§ GIVEN INSTRUCTION:
Skip any picture you find and retype all the remaining lines exactly.

§ STORED DATA:
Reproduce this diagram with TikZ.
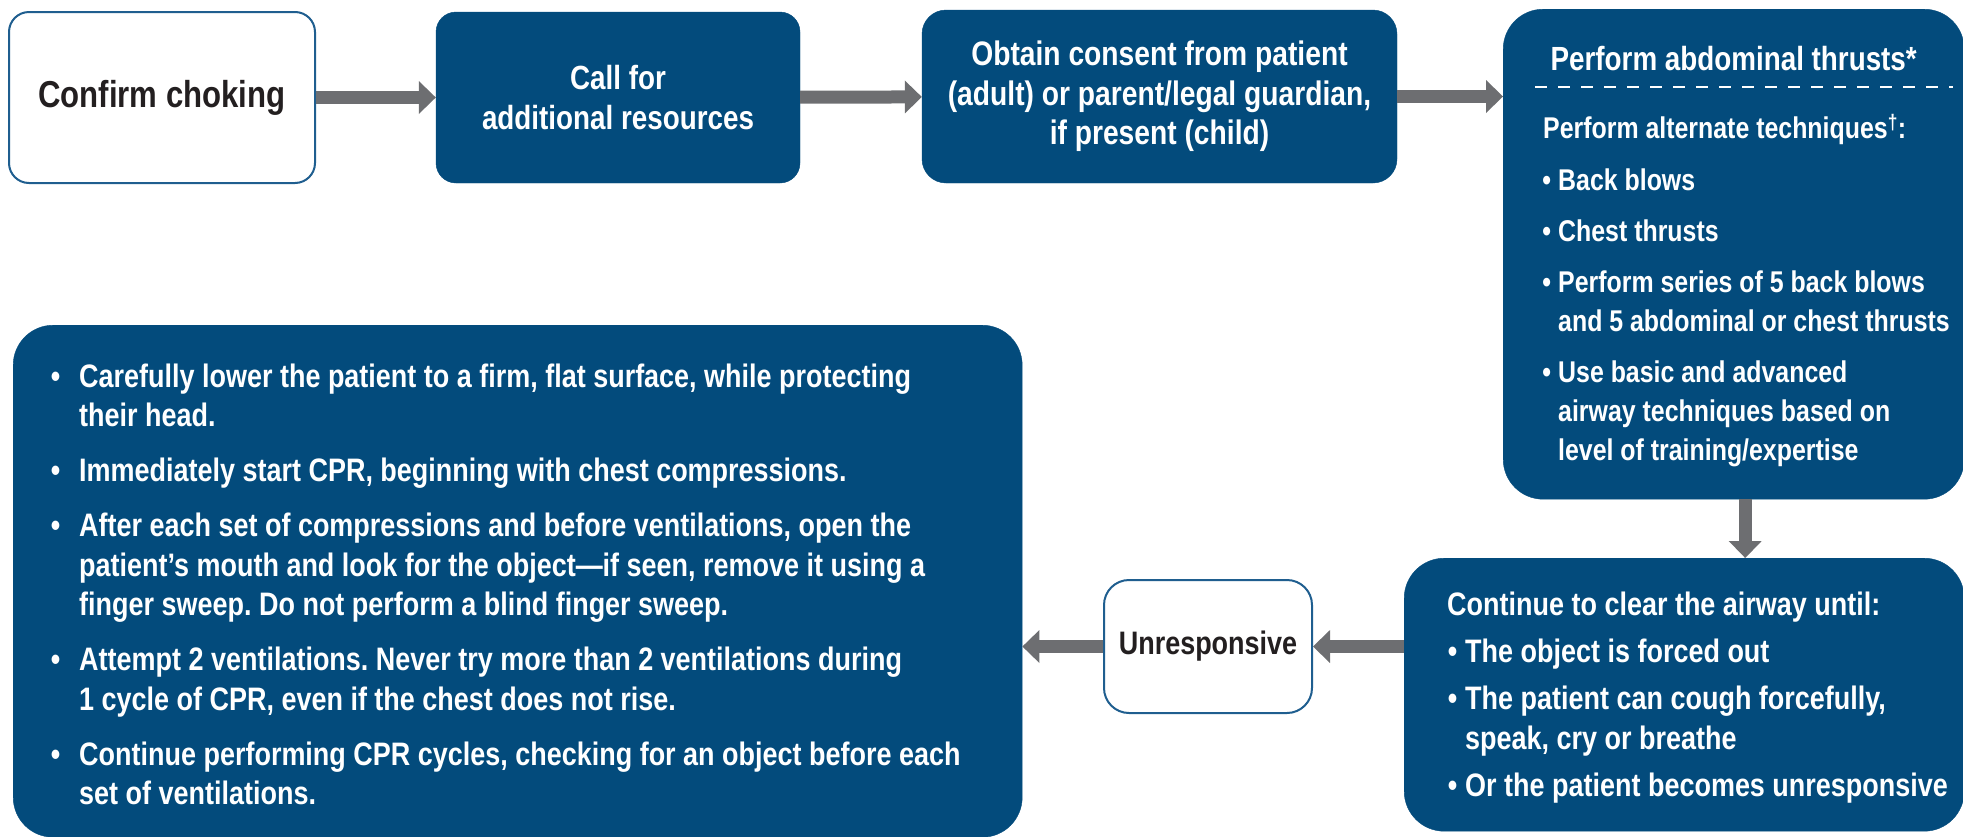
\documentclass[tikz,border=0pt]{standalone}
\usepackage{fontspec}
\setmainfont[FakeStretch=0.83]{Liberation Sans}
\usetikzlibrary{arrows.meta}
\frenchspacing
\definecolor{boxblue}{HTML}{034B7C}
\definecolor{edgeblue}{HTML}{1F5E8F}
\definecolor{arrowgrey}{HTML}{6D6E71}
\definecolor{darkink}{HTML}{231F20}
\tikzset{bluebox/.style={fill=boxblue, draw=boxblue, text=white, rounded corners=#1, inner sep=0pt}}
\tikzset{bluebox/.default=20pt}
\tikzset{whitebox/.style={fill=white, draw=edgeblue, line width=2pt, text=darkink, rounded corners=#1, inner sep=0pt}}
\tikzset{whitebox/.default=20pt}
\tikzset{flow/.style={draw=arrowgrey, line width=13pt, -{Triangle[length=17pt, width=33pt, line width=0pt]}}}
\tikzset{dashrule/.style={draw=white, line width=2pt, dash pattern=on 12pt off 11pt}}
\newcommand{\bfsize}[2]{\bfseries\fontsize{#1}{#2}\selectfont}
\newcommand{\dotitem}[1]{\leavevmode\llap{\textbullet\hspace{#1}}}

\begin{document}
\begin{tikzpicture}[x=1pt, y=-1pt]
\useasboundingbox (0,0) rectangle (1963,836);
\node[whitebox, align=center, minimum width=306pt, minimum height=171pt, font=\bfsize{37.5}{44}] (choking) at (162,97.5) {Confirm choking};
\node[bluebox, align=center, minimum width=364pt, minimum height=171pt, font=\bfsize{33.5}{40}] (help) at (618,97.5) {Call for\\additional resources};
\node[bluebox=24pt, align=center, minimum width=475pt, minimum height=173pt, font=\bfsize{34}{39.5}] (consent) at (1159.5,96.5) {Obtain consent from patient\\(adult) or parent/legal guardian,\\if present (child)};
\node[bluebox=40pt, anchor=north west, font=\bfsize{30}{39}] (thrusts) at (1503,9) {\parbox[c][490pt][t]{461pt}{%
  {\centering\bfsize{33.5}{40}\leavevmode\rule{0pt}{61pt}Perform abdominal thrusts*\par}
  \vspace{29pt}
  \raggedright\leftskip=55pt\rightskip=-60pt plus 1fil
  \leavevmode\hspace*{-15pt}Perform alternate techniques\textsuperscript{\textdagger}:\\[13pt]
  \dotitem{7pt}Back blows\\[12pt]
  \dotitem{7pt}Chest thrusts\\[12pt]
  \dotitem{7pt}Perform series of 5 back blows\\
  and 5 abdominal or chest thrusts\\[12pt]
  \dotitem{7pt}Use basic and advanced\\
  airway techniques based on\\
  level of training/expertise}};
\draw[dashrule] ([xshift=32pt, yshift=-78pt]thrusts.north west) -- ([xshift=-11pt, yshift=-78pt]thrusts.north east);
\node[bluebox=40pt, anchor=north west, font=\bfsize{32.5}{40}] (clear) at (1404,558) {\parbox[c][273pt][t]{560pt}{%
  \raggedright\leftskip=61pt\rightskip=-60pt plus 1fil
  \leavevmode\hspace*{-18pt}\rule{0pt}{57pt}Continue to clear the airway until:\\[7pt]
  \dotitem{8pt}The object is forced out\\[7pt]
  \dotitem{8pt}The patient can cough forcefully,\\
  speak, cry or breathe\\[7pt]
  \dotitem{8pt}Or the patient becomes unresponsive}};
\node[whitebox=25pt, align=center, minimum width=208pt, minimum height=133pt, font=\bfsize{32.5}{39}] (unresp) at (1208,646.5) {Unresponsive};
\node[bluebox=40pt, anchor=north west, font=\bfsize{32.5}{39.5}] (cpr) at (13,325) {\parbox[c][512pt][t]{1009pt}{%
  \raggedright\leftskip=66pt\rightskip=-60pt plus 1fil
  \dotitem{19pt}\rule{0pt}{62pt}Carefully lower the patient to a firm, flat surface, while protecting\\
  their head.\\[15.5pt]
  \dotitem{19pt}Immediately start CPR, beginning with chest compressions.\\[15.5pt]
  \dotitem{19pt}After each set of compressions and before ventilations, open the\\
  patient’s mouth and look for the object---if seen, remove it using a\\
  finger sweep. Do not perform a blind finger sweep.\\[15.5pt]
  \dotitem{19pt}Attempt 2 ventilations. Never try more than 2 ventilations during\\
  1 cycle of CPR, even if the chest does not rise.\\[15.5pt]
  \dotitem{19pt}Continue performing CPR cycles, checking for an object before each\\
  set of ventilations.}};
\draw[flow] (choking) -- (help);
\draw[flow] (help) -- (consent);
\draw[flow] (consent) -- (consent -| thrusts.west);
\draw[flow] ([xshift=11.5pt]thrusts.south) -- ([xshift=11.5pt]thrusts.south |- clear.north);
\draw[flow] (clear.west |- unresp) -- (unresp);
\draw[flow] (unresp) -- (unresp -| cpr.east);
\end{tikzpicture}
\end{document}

§ RESULT OF THIS TASK:
Reproduce this diagram with TikZ.
\documentclass[tikz,border=0pt]{standalone}
\usepackage{fontspec}
\setmainfont[FakeStretch=0.83]{Liberation Sans}
\usetikzlibrary{arrows.meta}
\frenchspacing
\definecolor{boxblue}{HTML}{034B7C}
\definecolor{edgeblue}{HTML}{1F5E8F}
\definecolor{arrowgrey}{HTML}{6D6E71}
\definecolor{darkink}{HTML}{231F20}
\tikzset{bluebox/.style={fill=boxblue, draw=boxblue, text=white, rounded corners=#1, inner sep=0pt}}
\tikzset{bluebox/.default=20pt}
\tikzset{whitebox/.style={fill=white, draw=edgeblue, line width=2pt, text=darkink, rounded corners=#1, inner sep=0pt}}
\tikzset{whitebox/.default=20pt}
\tikzset{flow/.style={draw=arrowgrey, line width=13pt, -{Triangle[length=17pt, width=33pt, line width=0pt]}}}
\tikzset{dashrule/.style={draw=white, line width=2pt, dash pattern=on 12pt off 11pt}}
\newcommand{\bfsize}[2]{\bfseries\fontsize{#1}{#2}\selectfont}
\newcommand{\dotitem}[1]{\leavevmode\llap{\textbullet\hspace{#1}}}

\begin{document}
\begin{tikzpicture}[x=1pt, y=-1pt]
\useasboundingbox (0,0) rectangle (1963,836);
\node[whitebox, align=center, minimum width=306pt, minimum height=171pt, font=\bfsize{37.5}{44}] (choking) at (162,97.5) {Confirm choking};
\node[bluebox, align=center, minimum width=364pt, minimum height=171pt, font=\bfsize{33.5}{40}] (help) at (618,97.5) {Call for\\additional resources};
\node[bluebox=24pt, align=center, minimum width=475pt, minimum height=173pt, font=\bfsize{34}{39.5}] (consent) at (1159.5,96.5) {Obtain consent from patient\\(adult) or parent/legal guardian,\\if present (child)};
\node[bluebox=40pt, anchor=north west, font=\bfsize{30}{39}] (thrusts) at (1503,9) {\parbox[c][490pt][t]{461pt}{%
  {\centering\bfsize{33.5}{40}\leavevmode\rule{0pt}{61pt}Perform abdominal thrusts*\par}
  \vspace{29pt}
  \raggedright\leftskip=55pt\rightskip=-60pt plus 1fil
  \leavevmode\hspace*{-15pt}Perform alternate techniques\textsuperscript{\textdagger}:\\[13pt]
  \dotitem{7pt}Back blows\\[12pt]
  \dotitem{7pt}Chest thrusts\\[12pt]
  \dotitem{7pt}Perform series of 5 back blows\\
  and 5 abdominal or chest thrusts\\[12pt]
  \dotitem{7pt}Use basic and advanced\\
  airway techniques based on\\
  level of training/expertise}};
\draw[dashrule] ([xshift=32pt, yshift=-78pt]thrusts.north west) -- ([xshift=-11pt, yshift=-78pt]thrusts.north east);
\node[bluebox=40pt, anchor=north west, font=\bfsize{32.5}{40}] (clear) at (1404,558) {\parbox[c][273pt][t]{560pt}{%
  \raggedright\leftskip=61pt\rightskip=-60pt plus 1fil
  \leavevmode\hspace*{-18pt}\rule{0pt}{57pt}Continue to clear the airway until:\\[7pt]
  \dotitem{8pt}The object is forced out\\[7pt]
  \dotitem{8pt}The patient can cough forcefully,\\
  speak, cry or breathe\\[7pt]
  \dotitem{8pt}Or the patient becomes unresponsive}};
\node[whitebox=25pt, align=center, minimum width=208pt, minimum height=133pt, font=\bfsize{32.5}{39}] (unresp) at (1208,646.5) {Unresponsive};
\node[bluebox=40pt, anchor=north west, font=\bfsize{32.5}{39.5}] (cpr) at (13,325) {\parbox[c][512pt][t]{1009pt}{%
  \raggedright\leftskip=66pt\rightskip=-60pt plus 1fil
  \dotitem{19pt}\rule{0pt}{62pt}Carefully lower the patient to a firm, flat surface, while protecting\\
  their head.\\[15.5pt]
  \dotitem{19pt}Immediately start CPR, beginning with chest compressions.\\[15.5pt]
  \dotitem{19pt}After each set of compressions and before ventilations, open the\\
  patient’s mouth and look for the object---if seen, remove it using a\\
  finger sweep. Do not perform a blind finger sweep.\\[15.5pt]
  \dotitem{19pt}Attempt 2 ventilations. Never try more than 2 ventilations during\\
  1 cycle of CPR, even if the chest does not rise.\\[15.5pt]
  \dotitem{19pt}Continue performing CPR cycles, checking for an object before each\\
  set of ventilations.}};
\draw[flow] (choking) -- (help);
\draw[flow] (help) -- (consent);
\draw[flow] (consent) -- (consent -| thrusts.west);
\draw[flow] ([xshift=11.5pt]thrusts.south) -- ([xshift=11.5pt]thrusts.south |- clear.north);
\draw[flow] (clear.west |- unresp) -- (unresp);
\draw[flow] (unresp) -- (unresp -| cpr.east);
\end{tikzpicture}
\end{document}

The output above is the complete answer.